### [Problem description]
In the listing that follows, locate the line containing "Write the Plotly code for this chart." and the line containing "width=0.73, showlegend=False))". Retype exactly those two lines and every line between them, and nothing more.
________________________
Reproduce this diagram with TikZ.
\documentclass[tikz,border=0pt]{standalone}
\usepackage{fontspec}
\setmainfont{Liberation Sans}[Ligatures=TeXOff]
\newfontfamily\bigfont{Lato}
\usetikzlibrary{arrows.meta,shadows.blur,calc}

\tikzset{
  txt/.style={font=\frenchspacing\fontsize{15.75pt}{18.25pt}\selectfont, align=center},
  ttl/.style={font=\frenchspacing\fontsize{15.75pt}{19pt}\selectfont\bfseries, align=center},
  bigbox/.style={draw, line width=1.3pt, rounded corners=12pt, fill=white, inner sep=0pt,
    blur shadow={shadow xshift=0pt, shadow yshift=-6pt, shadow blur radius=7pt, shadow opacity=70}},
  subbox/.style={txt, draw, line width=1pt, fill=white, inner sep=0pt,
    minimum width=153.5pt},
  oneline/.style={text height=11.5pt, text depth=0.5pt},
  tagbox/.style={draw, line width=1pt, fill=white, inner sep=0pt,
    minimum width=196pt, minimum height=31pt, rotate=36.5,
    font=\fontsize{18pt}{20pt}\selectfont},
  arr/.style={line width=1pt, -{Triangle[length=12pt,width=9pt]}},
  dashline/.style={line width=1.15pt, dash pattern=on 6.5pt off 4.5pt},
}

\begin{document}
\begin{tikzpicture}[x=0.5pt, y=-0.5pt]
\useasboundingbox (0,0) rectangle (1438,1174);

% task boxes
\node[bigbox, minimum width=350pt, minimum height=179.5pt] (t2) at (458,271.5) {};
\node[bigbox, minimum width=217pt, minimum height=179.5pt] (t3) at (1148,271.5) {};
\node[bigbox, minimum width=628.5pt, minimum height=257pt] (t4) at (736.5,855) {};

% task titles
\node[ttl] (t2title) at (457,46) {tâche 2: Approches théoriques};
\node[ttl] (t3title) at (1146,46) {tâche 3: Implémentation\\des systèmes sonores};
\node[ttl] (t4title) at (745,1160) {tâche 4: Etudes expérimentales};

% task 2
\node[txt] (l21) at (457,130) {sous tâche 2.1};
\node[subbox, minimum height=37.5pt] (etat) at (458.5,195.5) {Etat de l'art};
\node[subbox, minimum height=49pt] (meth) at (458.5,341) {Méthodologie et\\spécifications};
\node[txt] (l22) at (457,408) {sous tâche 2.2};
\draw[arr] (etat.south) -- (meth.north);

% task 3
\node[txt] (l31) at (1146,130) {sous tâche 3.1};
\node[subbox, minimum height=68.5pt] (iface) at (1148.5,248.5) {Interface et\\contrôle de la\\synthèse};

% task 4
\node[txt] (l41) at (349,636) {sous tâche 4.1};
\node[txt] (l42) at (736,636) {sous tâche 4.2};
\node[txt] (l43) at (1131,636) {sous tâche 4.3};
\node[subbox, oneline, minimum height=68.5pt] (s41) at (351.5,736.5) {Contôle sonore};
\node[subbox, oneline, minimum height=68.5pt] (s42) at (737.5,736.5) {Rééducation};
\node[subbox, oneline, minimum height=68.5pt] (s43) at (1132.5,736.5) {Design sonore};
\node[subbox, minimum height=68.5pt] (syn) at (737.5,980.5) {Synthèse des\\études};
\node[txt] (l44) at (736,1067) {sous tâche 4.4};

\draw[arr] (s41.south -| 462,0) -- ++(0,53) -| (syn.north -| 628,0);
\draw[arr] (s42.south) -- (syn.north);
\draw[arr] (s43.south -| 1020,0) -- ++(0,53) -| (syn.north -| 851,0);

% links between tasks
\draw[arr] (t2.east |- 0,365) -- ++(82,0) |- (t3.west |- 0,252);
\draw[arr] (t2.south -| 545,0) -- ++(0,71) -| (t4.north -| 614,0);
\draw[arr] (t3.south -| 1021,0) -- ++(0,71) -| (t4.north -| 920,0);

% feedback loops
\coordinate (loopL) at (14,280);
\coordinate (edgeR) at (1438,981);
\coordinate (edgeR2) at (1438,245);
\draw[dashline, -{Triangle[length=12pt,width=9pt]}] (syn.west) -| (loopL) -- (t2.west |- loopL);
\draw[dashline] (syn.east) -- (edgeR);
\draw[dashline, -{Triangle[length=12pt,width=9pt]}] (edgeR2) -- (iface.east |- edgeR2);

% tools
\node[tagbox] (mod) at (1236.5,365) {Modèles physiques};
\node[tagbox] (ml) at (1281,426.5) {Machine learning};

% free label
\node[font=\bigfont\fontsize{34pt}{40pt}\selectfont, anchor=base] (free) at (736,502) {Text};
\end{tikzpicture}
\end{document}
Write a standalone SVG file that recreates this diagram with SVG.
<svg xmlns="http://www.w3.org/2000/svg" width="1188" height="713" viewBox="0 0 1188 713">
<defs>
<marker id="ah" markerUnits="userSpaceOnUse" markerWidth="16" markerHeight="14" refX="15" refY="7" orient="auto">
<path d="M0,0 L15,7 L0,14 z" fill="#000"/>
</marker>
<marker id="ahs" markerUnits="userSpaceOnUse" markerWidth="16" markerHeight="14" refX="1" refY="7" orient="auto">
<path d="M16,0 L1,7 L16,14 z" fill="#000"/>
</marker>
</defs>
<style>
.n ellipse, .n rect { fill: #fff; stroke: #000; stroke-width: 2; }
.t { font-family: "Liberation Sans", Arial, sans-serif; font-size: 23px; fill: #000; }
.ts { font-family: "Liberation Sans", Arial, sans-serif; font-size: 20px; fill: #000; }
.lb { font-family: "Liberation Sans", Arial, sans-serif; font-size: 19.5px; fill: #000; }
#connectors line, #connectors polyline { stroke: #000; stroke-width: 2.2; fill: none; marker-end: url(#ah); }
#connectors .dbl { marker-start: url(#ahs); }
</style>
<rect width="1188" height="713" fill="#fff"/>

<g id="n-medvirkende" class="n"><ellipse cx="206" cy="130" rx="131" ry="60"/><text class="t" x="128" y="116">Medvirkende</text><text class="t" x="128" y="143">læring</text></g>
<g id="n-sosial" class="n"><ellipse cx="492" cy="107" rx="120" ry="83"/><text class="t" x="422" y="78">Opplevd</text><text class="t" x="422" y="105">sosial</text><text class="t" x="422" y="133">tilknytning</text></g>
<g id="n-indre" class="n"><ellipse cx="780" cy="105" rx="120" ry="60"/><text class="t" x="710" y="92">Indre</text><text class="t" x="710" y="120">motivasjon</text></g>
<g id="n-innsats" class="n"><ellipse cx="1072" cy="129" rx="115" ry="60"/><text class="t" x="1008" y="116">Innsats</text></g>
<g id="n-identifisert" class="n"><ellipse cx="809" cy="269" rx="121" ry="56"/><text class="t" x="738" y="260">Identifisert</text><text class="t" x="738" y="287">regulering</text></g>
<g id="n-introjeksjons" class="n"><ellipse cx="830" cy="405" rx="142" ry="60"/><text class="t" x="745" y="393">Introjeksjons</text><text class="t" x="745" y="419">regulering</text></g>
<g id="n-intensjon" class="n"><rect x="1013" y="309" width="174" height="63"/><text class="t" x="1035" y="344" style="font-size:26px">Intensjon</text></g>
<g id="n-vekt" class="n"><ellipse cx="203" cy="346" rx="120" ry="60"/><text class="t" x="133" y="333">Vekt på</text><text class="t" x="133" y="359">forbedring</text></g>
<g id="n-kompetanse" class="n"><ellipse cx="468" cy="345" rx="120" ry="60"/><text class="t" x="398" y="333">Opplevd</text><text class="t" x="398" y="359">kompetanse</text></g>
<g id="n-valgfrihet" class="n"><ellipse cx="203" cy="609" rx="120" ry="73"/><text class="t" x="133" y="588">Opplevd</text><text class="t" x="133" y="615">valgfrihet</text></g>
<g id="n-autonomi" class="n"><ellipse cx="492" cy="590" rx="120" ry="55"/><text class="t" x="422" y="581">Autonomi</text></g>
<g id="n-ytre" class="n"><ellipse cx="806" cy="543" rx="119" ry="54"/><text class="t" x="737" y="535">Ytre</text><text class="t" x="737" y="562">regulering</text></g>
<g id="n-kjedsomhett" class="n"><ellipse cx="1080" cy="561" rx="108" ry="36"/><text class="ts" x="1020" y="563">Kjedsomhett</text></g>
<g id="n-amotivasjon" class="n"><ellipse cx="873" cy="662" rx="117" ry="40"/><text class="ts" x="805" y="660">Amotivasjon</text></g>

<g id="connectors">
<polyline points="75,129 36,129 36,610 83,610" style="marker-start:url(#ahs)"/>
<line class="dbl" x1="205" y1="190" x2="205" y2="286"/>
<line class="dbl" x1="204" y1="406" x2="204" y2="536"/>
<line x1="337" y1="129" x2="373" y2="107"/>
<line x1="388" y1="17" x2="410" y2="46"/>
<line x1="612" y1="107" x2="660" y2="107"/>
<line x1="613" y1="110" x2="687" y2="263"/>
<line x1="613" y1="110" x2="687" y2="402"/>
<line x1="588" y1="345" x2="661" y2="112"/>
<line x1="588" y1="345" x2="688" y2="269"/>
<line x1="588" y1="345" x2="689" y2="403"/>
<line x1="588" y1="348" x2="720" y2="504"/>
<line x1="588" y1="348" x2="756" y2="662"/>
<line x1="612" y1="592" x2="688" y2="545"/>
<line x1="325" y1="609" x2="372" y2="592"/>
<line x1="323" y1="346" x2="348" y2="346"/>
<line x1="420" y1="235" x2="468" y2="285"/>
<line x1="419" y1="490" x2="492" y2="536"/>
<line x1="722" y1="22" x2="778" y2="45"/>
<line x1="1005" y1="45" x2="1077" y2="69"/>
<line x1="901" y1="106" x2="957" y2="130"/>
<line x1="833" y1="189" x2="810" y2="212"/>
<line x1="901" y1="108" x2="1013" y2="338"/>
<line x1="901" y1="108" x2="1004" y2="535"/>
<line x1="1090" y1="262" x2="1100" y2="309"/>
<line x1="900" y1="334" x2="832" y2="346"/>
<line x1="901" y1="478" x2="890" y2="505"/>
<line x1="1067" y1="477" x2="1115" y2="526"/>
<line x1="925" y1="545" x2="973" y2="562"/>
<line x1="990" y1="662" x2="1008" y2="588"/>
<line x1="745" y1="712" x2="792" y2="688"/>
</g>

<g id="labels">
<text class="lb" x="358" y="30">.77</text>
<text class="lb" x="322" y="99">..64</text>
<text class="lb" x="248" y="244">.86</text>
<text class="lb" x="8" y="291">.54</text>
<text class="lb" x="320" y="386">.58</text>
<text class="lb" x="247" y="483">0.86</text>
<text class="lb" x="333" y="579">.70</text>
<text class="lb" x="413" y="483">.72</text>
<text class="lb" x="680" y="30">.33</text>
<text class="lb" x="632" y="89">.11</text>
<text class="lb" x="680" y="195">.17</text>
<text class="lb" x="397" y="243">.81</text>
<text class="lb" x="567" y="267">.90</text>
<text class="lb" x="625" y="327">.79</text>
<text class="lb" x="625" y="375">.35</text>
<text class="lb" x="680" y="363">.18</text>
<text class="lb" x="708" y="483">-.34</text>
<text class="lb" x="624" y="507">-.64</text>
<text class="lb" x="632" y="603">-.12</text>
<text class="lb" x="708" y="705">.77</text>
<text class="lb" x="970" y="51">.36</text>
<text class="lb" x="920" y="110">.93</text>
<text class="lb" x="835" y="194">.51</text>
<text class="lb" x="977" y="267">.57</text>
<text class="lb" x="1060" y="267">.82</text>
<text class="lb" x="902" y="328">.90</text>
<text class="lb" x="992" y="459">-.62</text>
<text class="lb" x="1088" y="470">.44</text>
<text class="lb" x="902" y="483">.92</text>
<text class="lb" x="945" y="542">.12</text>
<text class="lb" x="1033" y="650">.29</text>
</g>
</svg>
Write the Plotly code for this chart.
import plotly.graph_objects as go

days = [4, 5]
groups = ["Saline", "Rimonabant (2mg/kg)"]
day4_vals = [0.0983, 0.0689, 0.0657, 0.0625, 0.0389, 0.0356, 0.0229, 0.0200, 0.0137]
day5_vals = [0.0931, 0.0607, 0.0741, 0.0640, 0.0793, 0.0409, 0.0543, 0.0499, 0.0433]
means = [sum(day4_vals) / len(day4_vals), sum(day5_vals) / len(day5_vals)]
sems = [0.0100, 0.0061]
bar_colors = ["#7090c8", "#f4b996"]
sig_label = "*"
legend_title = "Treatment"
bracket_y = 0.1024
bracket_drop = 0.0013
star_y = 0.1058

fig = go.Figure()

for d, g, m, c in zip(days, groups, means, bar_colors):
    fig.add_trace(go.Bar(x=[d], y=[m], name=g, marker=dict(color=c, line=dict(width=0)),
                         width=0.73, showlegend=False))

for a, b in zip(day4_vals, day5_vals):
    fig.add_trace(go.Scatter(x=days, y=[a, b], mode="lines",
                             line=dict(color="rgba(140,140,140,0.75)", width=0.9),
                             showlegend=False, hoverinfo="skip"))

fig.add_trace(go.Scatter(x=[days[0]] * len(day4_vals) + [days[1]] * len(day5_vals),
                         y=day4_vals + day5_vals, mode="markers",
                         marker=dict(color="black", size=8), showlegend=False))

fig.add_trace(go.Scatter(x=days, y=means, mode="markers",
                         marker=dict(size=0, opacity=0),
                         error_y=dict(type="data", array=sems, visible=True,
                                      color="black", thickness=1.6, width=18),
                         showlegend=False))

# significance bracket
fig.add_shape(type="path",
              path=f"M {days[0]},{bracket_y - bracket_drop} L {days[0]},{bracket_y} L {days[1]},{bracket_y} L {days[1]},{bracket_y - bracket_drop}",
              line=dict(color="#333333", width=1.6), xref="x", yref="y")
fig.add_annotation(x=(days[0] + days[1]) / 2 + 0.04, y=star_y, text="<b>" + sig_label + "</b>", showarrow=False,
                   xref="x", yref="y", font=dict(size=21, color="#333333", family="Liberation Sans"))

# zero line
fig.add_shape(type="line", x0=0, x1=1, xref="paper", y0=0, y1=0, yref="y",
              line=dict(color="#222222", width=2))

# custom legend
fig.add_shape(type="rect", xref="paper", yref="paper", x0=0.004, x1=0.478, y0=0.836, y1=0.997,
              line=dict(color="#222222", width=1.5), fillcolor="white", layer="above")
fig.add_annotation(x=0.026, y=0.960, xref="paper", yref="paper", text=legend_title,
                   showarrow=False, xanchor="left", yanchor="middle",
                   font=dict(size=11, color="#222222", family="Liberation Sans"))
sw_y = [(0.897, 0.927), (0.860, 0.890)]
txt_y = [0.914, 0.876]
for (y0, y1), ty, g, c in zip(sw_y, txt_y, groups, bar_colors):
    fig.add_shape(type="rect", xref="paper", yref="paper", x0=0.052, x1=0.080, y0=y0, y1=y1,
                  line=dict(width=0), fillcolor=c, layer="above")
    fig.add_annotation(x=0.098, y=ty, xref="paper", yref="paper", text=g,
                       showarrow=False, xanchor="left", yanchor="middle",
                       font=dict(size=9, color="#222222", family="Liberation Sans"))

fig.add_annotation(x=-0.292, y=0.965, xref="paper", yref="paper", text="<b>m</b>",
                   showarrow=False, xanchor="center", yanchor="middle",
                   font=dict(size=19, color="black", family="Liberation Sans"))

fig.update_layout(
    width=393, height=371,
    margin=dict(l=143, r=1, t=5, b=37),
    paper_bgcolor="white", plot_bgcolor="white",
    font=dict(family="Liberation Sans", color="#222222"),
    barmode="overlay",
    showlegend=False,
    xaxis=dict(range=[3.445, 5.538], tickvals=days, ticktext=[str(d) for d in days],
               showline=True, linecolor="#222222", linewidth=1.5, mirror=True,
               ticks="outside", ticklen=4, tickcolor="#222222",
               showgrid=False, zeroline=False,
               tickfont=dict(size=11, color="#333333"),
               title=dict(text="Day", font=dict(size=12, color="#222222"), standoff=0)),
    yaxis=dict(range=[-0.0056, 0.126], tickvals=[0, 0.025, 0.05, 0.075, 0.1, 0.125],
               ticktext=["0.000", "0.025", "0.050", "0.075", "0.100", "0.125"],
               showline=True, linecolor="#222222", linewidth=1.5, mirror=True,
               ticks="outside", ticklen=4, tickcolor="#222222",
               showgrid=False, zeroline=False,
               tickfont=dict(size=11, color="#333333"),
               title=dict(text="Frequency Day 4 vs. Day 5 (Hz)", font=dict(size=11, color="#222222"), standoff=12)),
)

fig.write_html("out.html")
________________________
### [Result of this exercise]
Write the Plotly code for this chart.
import plotly.graph_objects as go

days = [4, 5]
groups = ["Saline", "Rimonabant (2mg/kg)"]
day4_vals = [0.0983, 0.0689, 0.0657, 0.0625, 0.0389, 0.0356, 0.0229, 0.0200, 0.0137]
day5_vals = [0.0931, 0.0607, 0.0741, 0.0640, 0.0793, 0.0409, 0.0543, 0.0499, 0.0433]
means = [sum(day4_vals) / len(day4_vals), sum(day5_vals) / len(day5_vals)]
sems = [0.0100, 0.0061]
bar_colors = ["#7090c8", "#f4b996"]
sig_label = "*"
legend_title = "Treatment"
bracket_y = 0.1024
bracket_drop = 0.0013
star_y = 0.1058

fig = go.Figure()

for d, g, m, c in zip(days, groups, means, bar_colors):
    fig.add_trace(go.Bar(x=[d], y=[m], name=g, marker=dict(color=c, line=dict(width=0)),
                         width=0.73, showlegend=False))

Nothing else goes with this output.